Effect of Modification of a Laccase-Based Electrochemical Biosensor with Carbon Nanotubes on Signal Separation of Dihydroxybenzene Isomers.

ABSTRACT

This work describes a new electrochemical biosensor for the simultaneous determination of catechol and hydroquinone. A laccase biorecognition layer was deposited using an innovative soft plasma polymerization technique onto a multiwalled carbon nanotube (MWCNT)-modified glassy carbon electrode (GCE) to sufficiently separate catechol (CT) and hydroquinone (HQ) oxidation peaks. The electrochemical analysis carried out for MWCNTs with various morphologies was supported by density functional theory (DFT) calculations showing differences in the electronic structures of both dihydroxybenzene isomers and the MWCNTs forming the biosensor interlayer.
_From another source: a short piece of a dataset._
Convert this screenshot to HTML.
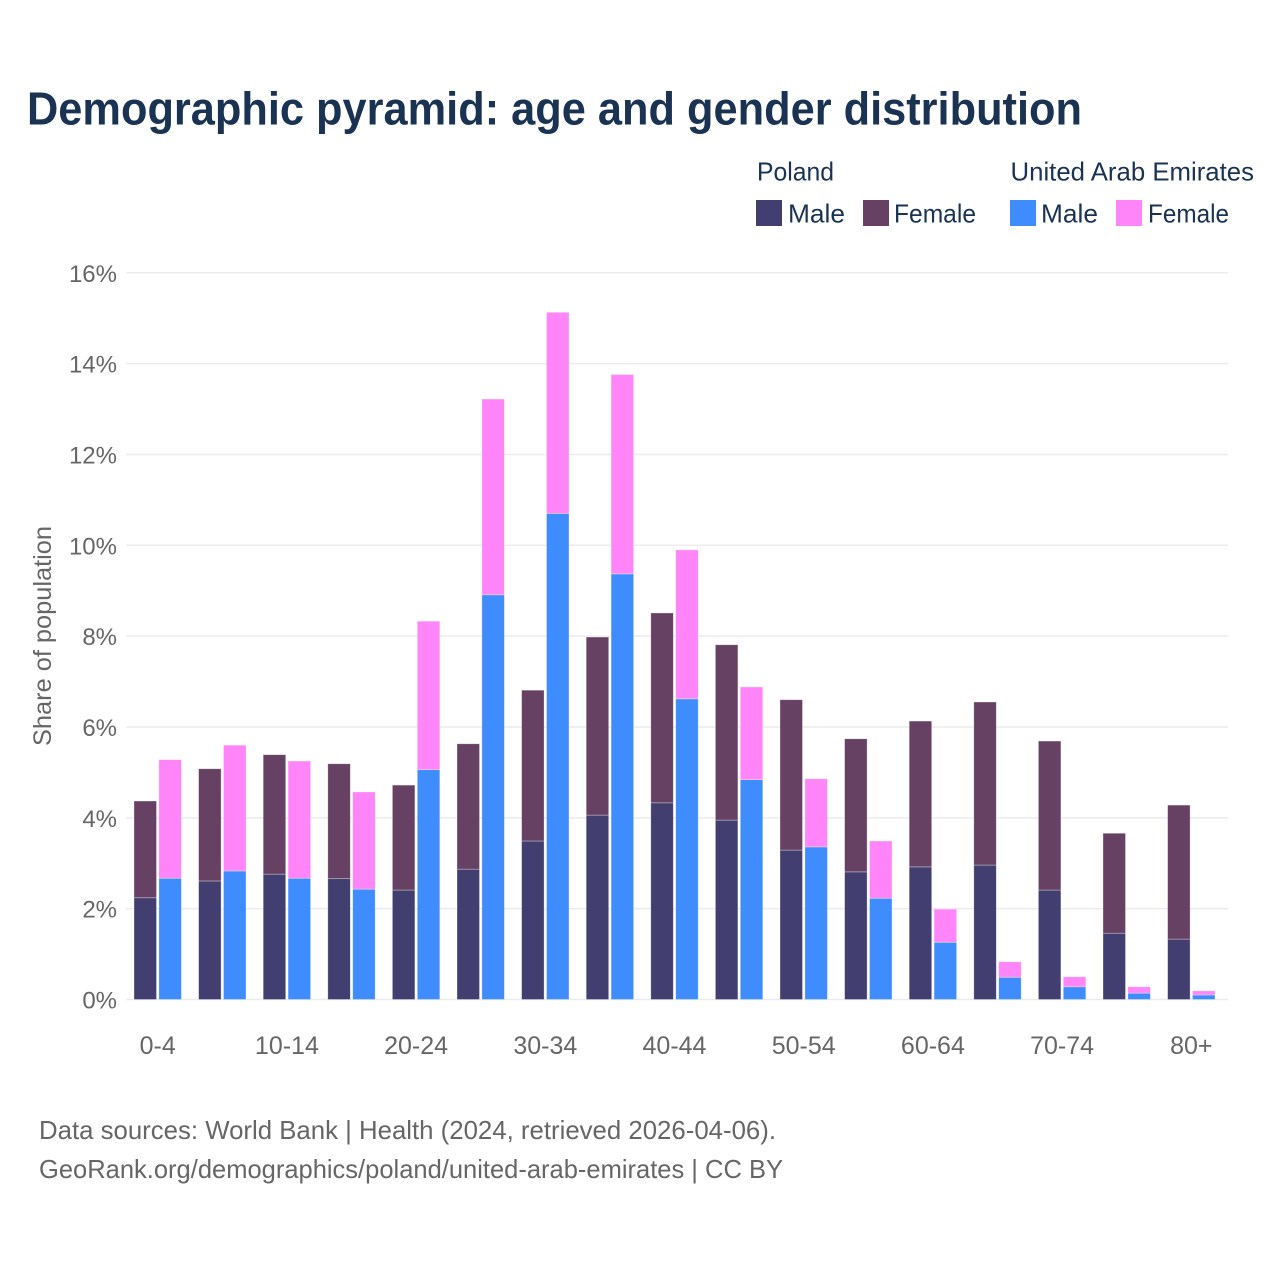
<!DOCTYPE html>
<html lang="en">
<head>
<meta charset="utf-8">
<title>Demographic pyramid: age and gender distribution</title>
<style>
html,body{margin:0;padding:0;background:#fff;}
svg{display:block;font-family:"Liberation Sans",Arial,sans-serif;}
</style>
</head>
<body>
<svg id="chart" xmlns="http://www.w3.org/2000/svg" width="1280" height="1280" viewBox="0 0 1280 1280">
  <rect x="0" y="0" width="1280" height="1280" fill="#ffffff"/>
  <text x="27" y="124.5" font-size="46.5" font-weight="700" fill="#1a3352" textLength="1055" lengthAdjust="spacingAndGlyphs">Demographic pyramid: age and gender distribution</text>

  <g font-size="26" fill="#1a3352">
    <text x="757" y="180.5" textLength="77" lengthAdjust="spacingAndGlyphs">Poland</text>
    <text x="1010.5" y="180.5" textLength="243.5" lengthAdjust="spacingAndGlyphs">United Arab Emirates</text>
    <rect x="756" y="200" width="26" height="26" fill="#423f70"/>
    <text x="788" y="222.5" textLength="57" lengthAdjust="spacingAndGlyphs">Male</text>
    <rect x="863" y="200" width="26" height="26" fill="#674163"/>
    <text x="894" y="222.5" textLength="82" lengthAdjust="spacingAndGlyphs">Female</text>
    <rect x="1010" y="200" width="26" height="26" fill="#3f8cff"/>
    <text x="1041" y="222.5" textLength="57" lengthAdjust="spacingAndGlyphs">Male</text>
    <rect x="1116" y="200" width="26" height="26" fill="#ff85f8"/>
    <text x="1148" y="222.5" textLength="81" lengthAdjust="spacingAndGlyphs">Female</text>
  </g>

  <g id="grid"></g>
  <g id="bars"></g>
  <g id="yticks"></g>
  <g id="xticks"></g>

  <text transform="translate(51,746) rotate(-90)" font-size="25" fill="#666666" textLength="220" lengthAdjust="spacingAndGlyphs">Share of population</text>

  <text x="39" y="1139" font-size="26" fill="#666666" textLength="737" lengthAdjust="spacingAndGlyphs">Data sources: World Bank | Health (2024, retrieved 2026-04-06).</text>
  <text x="39" y="1178" font-size="26" fill="#666666" textLength="744" lengthAdjust="spacingAndGlyphs">GeoRank.org/demographics/poland/united-arab-emirates | CC BY</text>
</svg>
<script>
const categories = ['0-4','5-9','10-14','15-19','20-24','25-29','30-34','35-39','40-44','45-49','50-54','55-59','60-64','65-69','70-74','75-79','80+'];
const polandMale = [2.24,2.61,2.76,2.66,2.41,2.87,3.49,4.06,4.33,3.95,3.29,2.81,2.92,2.96,2.41,1.46,1.33];
const polandFemale = [2.13,2.47,2.63,2.53,2.31,2.76,3.32,3.92,4.18,3.86,3.31,2.93,3.21,3.59,3.28,2.20,2.95];
const uaeMale = [2.67,2.83,2.67,2.43,5.06,8.91,10.70,9.37,6.62,4.84,3.36,2.23,1.26,0.49,0.28,0.14,0.10];
const uaeFemale = [2.61,2.77,2.58,2.14,3.27,4.31,4.43,4.39,3.28,2.04,1.50,1.26,0.73,0.34,0.22,0.14,0.09];
const yTickValues = [0,2,4,6,8,10,12,14,16];
const NS = 'http://www.w3.org/2000/svg';
const BASE_Y = 999.5, PX_PER_PCT = 45.42;
const FIRST_X = 157.7, STEP_X = 64.6;
const BAR_W = 22.5, BAR_OFF = 1.2;
function yScale(v){ return BASE_Y - v * PX_PER_PCT; }
function xCenter(i){ return FIRST_X + STEP_X * i; }
function mk(tag, attrs){
  const el = document.createElementNS(NS, tag);
  Object.keys(attrs).forEach(function(k){ el.setAttribute(k, attrs[k]); });
  return el;
}
const grid = document.getElementById('grid');
const yticks = document.getElementById('yticks');
yTickValues.forEach(function(v){
  const line = mk('line', {x1:126, x2:1228, y1:yScale(v), y2:yScale(v), stroke:'#ececec', 'stroke-width':1.5});
  
  
  grid.appendChild(line);
  const t = mk('text', {x:117, y:yScale(v)+9, 'text-anchor':'end', 'font-size':24, fill:'#666666'});
  
  
  t.textContent = v + '%';
  yticks.appendChild(t);
});
const bars = document.getElementById('bars');
function stack(x, base, height, fill, name){
  const r = mk('rect', {x:x, y:yScale(base+height), width:BAR_W, height:height*PX_PER_PCT, fill:fill, stroke:'#ffffff', 'stroke-opacity':0.45, 'stroke-width':0.7});
  
  
  bars.appendChild(r);
}
categories.forEach(function(c, i){
  const cx = xCenter(i);
  const xP = cx - BAR_OFF - BAR_W;
  const xU = cx + BAR_OFF;
  stack(xP, 0, polandMale[i], '#423f70', 'bar-poland-male');
  stack(xP, polandMale[i], polandFemale[i], '#674163', 'bar-poland-female');
  stack(xU, 0, uaeMale[i], '#3f8cff', 'bar-uae-male');
  stack(xU, uaeMale[i], uaeFemale[i], '#ff85f8', 'bar-uae-female');
});
const xticks = document.getElementById('xticks');
categories.forEach(function(c, i){
  if (i % 2 !== 0) return;
  const t = mk('text', {x:xCenter(i), y:1054, 'text-anchor':'middle', 'font-size':25, fill:'#666666'});
  
  
  t.textContent = c;
  xticks.appendChild(t);
});
</script>
</body>
</html>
The best biosensor peak separation and biosensor analytical parameters were observed for the device containing 75 µg of MWCNTs with a higher internal diameter. For this laccase-based biosensor, a linearity range from 0.1 to 57 µM for catechol and 0.5 to 57 µM for hydroquinone as well as a sensitivity of 0.56 and 0.54 µA/µM for catechol and hydroquinone was observed, respectively. The limit of detection (LOD) values were 0.028 and 0.15 µM for CT and HQ, respectively. This biosensor was also characterized by good selectivity, stability, and reproducibility. It was successfully applied for the quantification of contaminants in the analysis of natural water samples.